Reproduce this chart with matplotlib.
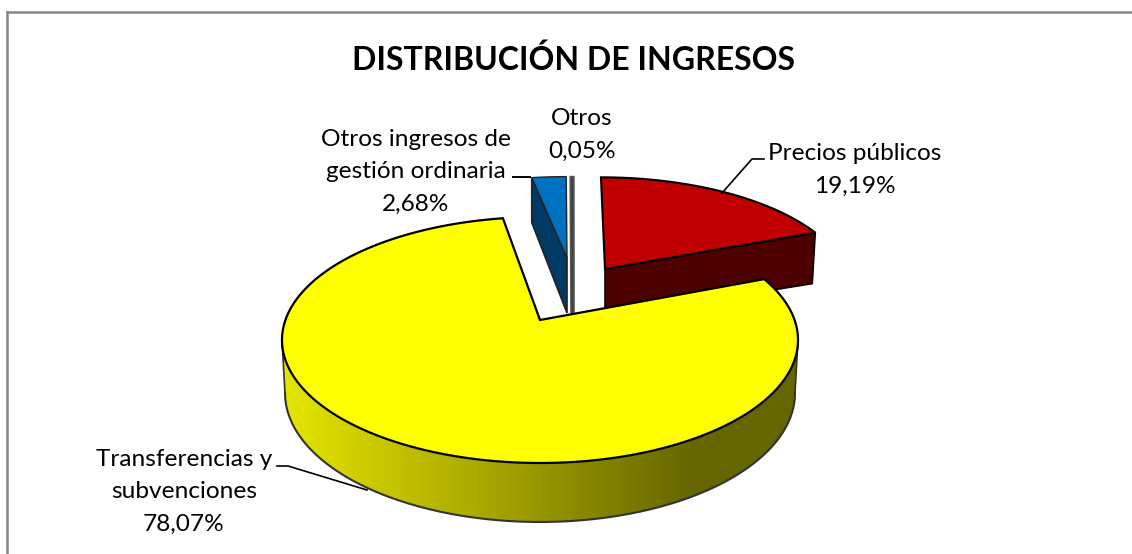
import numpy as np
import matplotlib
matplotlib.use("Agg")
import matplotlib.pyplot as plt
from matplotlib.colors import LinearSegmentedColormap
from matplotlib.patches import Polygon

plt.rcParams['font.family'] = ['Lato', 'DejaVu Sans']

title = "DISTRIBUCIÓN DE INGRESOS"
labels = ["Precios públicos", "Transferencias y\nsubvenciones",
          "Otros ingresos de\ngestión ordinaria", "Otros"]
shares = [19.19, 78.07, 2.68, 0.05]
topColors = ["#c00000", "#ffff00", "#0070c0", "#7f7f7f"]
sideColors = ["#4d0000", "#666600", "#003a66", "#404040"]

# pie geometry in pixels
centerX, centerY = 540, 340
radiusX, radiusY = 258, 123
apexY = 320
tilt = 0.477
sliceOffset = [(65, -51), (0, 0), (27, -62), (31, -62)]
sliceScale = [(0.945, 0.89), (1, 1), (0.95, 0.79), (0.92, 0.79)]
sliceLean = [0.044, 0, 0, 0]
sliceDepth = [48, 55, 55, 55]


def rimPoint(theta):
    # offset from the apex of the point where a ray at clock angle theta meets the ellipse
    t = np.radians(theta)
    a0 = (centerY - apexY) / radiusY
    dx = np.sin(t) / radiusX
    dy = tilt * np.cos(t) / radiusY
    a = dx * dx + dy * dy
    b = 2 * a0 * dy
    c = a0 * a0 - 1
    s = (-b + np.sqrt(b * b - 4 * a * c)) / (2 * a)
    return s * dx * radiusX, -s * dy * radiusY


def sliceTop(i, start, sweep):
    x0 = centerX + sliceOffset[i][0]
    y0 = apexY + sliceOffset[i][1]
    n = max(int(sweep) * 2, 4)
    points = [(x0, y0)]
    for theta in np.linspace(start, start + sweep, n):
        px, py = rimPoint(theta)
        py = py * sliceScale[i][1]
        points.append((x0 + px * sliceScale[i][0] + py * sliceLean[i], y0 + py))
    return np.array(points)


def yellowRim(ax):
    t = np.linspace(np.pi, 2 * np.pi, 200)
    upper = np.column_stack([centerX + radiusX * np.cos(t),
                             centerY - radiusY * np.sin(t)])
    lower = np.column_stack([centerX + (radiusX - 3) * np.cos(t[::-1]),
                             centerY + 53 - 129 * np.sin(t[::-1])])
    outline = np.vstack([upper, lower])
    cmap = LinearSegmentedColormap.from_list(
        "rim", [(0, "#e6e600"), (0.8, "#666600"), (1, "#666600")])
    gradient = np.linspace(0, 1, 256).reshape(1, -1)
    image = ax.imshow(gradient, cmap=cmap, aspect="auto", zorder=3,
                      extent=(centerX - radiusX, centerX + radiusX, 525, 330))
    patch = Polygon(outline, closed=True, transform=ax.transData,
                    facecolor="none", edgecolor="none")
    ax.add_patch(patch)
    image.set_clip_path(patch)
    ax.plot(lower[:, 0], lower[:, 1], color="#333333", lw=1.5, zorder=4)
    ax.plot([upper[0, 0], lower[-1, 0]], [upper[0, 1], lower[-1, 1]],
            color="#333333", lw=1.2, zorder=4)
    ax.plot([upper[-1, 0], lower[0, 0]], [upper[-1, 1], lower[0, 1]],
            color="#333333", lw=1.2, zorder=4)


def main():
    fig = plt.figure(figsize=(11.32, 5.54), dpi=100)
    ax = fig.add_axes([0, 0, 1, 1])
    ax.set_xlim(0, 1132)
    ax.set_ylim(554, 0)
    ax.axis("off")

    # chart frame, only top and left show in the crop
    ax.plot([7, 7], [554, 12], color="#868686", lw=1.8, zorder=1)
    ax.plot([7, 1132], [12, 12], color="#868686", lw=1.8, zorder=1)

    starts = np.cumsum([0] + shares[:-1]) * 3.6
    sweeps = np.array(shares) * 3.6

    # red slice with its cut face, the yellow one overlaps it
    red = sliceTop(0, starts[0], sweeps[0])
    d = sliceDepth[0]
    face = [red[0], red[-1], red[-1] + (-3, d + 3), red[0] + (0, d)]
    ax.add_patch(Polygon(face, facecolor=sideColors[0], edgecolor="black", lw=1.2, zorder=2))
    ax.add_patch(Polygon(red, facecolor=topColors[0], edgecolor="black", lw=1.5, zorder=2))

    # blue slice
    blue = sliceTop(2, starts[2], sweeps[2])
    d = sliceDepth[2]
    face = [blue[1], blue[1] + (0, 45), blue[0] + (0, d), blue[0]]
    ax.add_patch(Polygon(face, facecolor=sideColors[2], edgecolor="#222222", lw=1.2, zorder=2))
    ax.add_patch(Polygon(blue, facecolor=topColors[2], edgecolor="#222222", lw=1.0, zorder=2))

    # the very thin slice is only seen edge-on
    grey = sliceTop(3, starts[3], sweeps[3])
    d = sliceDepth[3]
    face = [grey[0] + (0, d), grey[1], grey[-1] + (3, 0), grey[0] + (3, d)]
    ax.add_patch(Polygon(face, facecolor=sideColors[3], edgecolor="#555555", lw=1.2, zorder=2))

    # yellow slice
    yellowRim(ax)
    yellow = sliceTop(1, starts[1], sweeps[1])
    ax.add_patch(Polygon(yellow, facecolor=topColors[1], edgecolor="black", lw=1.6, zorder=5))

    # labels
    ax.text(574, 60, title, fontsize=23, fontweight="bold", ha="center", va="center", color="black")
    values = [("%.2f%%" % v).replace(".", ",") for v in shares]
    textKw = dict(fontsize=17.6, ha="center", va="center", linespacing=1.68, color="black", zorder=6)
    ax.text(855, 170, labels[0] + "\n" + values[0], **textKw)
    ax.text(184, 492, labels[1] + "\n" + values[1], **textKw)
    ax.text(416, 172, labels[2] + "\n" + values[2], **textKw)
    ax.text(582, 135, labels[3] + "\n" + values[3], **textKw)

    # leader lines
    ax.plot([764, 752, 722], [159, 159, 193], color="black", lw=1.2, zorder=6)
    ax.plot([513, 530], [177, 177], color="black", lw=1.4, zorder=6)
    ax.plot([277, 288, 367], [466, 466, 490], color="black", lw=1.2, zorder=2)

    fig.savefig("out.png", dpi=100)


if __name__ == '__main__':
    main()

# Required work
Omit the pictures, then repeat exactly each line from the beginning of the listing through the line with "from matplotlib.patches import Polygon".

# Task result
Reproduce this chart with matplotlib.
import numpy as np
import matplotlib
matplotlib.use("Agg")
import matplotlib.pyplot as plt
from matplotlib.colors import LinearSegmentedColormap
from matplotlib.patches import Polygon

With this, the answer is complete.